Engen (Middeleeuwen)
Een nieuw landbouwsysteem
In de Vroege Middeleeuwen ontstond een landbouwsysteem dat in een aantal opzichten verschilde van de celtic fields. De middeleeuwse boer had beter materiaal (de kerploeg) tot zijn beschikking en akkerde op betere grond.Om uitputting tegen te gaan pasten de boeren een ingenieus bemestingssysteem toe dat hen toeliet de akkers constant in gebruik te hebben. De boer stak plaggen op de heide en bracht deze in de potstal. Vermengd met de schapenmest werd het mengsel vervolgens over de akkers uitgereden. Als gevolg van deze bemesting werd het niveau van de akkers langzaam hoger, soms tot meer dan een meter.

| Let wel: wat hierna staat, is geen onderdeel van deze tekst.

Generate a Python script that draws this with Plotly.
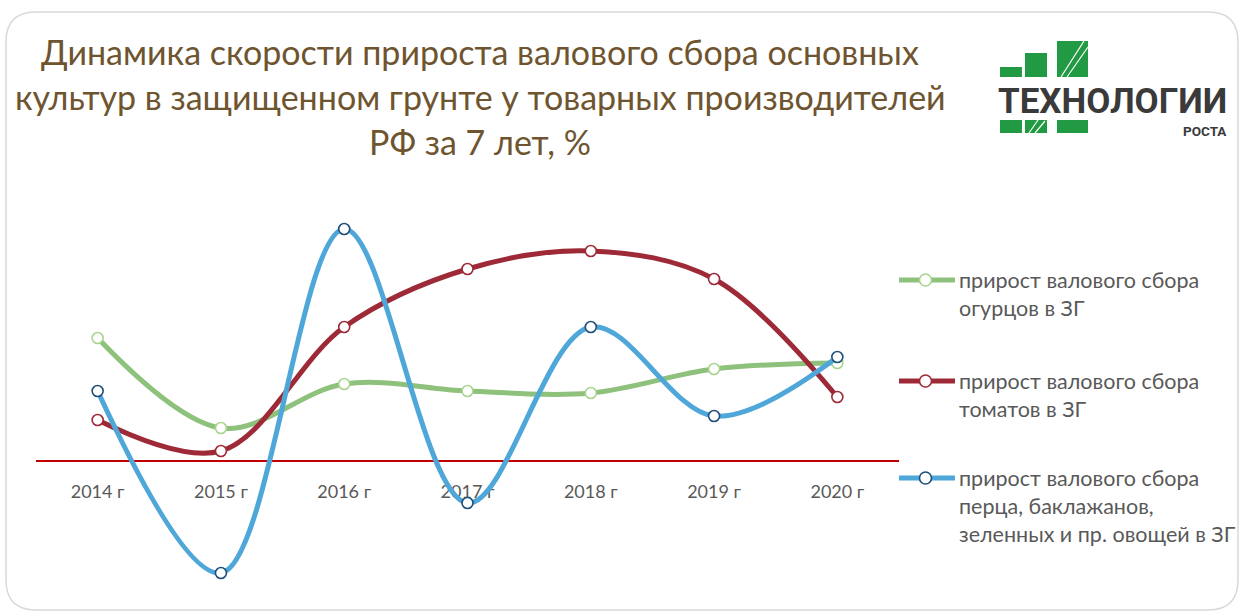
import plotly.graph_objects as go

# ---- data ----
years = ["2014 г", "2015 г", "2016 г", "2017 г", "2018 г", "2019 г", "2020 г"]
cucumbers = [12.3, 3.3, 7.7, 7.0, 6.8, 9.2, 9.8]
tomatoes = [4.1, 1.0, 13.4, 19.2, 21.0, 18.2, 6.4]
other_veg = [7.0, -11.2, 23.2, -4.2, 13.4, 4.5, 10.4]
names = [
    "прирост валового сбора<br>огурцов в ЗГ",
    "прирост валового сбора<br>томатов в ЗГ",
    "прирост валового сбора<br>перца, баклажанов,<br>зеленных и пр. овощей в ЗГ",
]
title_lines = [
    "Динамика скорости прироста валового сбора основных",
    "культур в защищенном грунте у товарных производителей",
    "РФ за 7 лет, %",
]

line_colors = ["#8DC17C", "#9E2A37", "#4FA7D9"]
marker_colors = ["#A9D48F", "#9E2A37", "#1F4E79"]
FONT = "Lato, Noto Sans, sans-serif"
TEXT_GREY = "#595959"

W, H = 1243, 612
L, R, T, B = 36, 344, 200, 12
pw, ph = W - L - R, H - T - B


def pxx(x):
    return (x - L) / pw


def pxy(y):
    return (H - B - y) / ph


def f(v):
    return f"{v:.6f}"


fig = go.Figure()
for vals, nm, lc, mc in zip([cucumbers, tomatoes, other_veg], names, line_colors, marker_colors):
    fig.add_trace(go.Scatter(
        x=years, y=vals, name=nm,
        mode="lines+markers",
        line=dict(color=lc, width=5, shape="spline", smoothing=1.0),
        marker=dict(size=11, color="white", line=dict(color=mc, width=1.6)),
        hoverinfo="skip", showlegend=False,
    ))

shapes = []
# rounded border
x0, x1, y0, y1 = pxx(6), pxx(1238), pxy(12), pxy(610)
rx, ry = 30 / pw, 30 / ph
path = (f"M{f(x0+rx)},{f(y0)} L{f(x1-rx)},{f(y0)} Q{f(x1)},{f(y0)} {f(x1)},{f(y0-ry)} "
        f"L{f(x1)},{f(y1+ry)} Q{f(x1)},{f(y1)} {f(x1-rx)},{f(y1)} L{f(x0+rx)},{f(y1)} "
        f"Q{f(x0)},{f(y1)} {f(x0)},{f(y1+ry)} L{f(x0)},{f(y0-ry)} Q{f(x0)},{f(y0)} {f(x0+rx)},{f(y0)} Z")
shapes.append(dict(type="path", path=path, xref="paper", yref="paper",
                   line=dict(color="#D9D9D9", width=1.5), layer="below"))

# logo squares
green = "#229A43"
for (a, b, c, d) in [(1000, 67, 1022, 77), (1025, 53, 1047, 77), (1057, 41, 1088, 77),
                     (1000, 120, 1022, 133), (1025, 120, 1047, 133), (1057, 120, 1088, 133)]:
    shapes.append(dict(type="rect", xref="paper", yref="paper",
                       x0=pxx(a), x1=pxx(c), y0=pxy(d), y1=pxy(b),
                       fillcolor=green, line=dict(width=0)))
for (a, b, c, d) in [(1061, 77, 1084, 41), (1067, 77, 1088, 47), (1029, 133, 1038, 120), (1035, 133, 1045, 121)]:
    shapes.append(dict(type="line", xref="paper", yref="paper",
                       x0=pxx(a), y0=pxy(b), x1=pxx(c), y1=pxy(d),
                       line=dict(color="white", width=1.2)))

annotations = []
for i, t in enumerate(title_lines):
    annotations.append(dict(text=t, xref="paper", yref="paper", x=pxx(480), y=pxy([52, 97, 141][i]),
                            xanchor="center", yanchor="middle", showarrow=False,
                            font=dict(family=FONT, size=34, color="#6E552F")))
annotations.append(dict(text="ТЕХНОЛОГИИ", xref="paper", yref="paper", x=pxx(1229), y=pxy(102),
                        xanchor="right", yanchor="middle", showarrow=False,
                        font=dict(family="Roboto", size=35, color="#3A3A3A", weight="bold")))
annotations.append(dict(text="РОСТА", xref="paper", yref="paper", x=pxx(1229), y=pxy(131),
                        xanchor="right", yanchor="middle", showarrow=False,
                        font=dict(family="Roboto", size=13.5, color="#3A3A3A", weight="bold")))

# legend (drawn manually so it does not shrink the plot area)
legend_tops = [280, 381, 478]
for nm, lc, mc, yt in zip(names, line_colors, marker_colors, legend_tops):
    shapes.append(dict(type="line", xref="paper", yref="paper",
                       x0=pxx(899), x1=pxx(955), y0=pxy(yt), y1=pxy(yt),
                       line=dict(color=lc, width=5)))
    shapes.append(dict(type="circle", xref="paper", yref="paper",
                       x0=pxx(919.5), x1=pxx(931.5), y0=pxy(yt + 6), y1=pxy(yt - 6),
                       fillcolor="white", line=dict(color=mc, width=1.6)))
    annotations.append(dict(text=nm, xref="paper", yref="paper", x=pxx(957), y=pxy(yt - 15),
                            xanchor="left", yanchor="top", align="left", showarrow=False,
                            font=dict(family=FONT, size=21.5, color=TEXT_GREY)))

fig.update_layout(
    width=W, height=H,
    margin=dict(l=L, r=R, t=T, b=B, autoexpand=False),
    paper_bgcolor="white", plot_bgcolor="white",
    showlegend=False,
    xaxis=dict(anchor="free", position=pxy(461), showline=True, linecolor="#C00000", linewidth=2,
               showgrid=False, zeroline=False, ticks="outside", ticklen=14,
               tickcolor="rgba(0,0,0,0)", layer="below traces",
               tickfont=dict(family=FONT, size=18, color=TEXT_GREY),
               range=[-0.5, 6.5]),
    yaxis=dict(range=[-13.9, 26.1], visible=False, showgrid=False, zeroline=False),
    shapes=shapes,
    annotations=annotations,
)

fig.write_html("out.html", config={"displayModeBar": False},
               post_script="document.body.style.margin='0';document.body.style.overflow='hidden';")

Deze akkers zijn vaak te herkennen aan hun bollige vorm. Dergelijke akkers heten op de Veluwe eng, of Enk. Deze naam leeft in veel plaatsen voort in straat- of perceelsnamen. Zo ook in Lunteren; de Lunterse Eng, de Engweg, de Meulunterse Engweg, etc. Elke boer had zijn eigen stukje grond op de Eng. Aan de rand van de eng lagen de boerderijen langs de weg.
Zandverstuivingen
Voor dit landbouwsystem was een enorme hoeveelheid woeste grond nodig waar plaggen werden gestoken, tot tienmaal de oppervlakte van de akkers. Bij te intensief gebruik kreeg de heide geen tijd meer om zich te herstellen. Dan ontstonden zandverstuivingen en dit heeft dan ook op grote schaal plaatsgevonden op de Veluwe. Zo is ook het Wekeromse Zand ontstaan.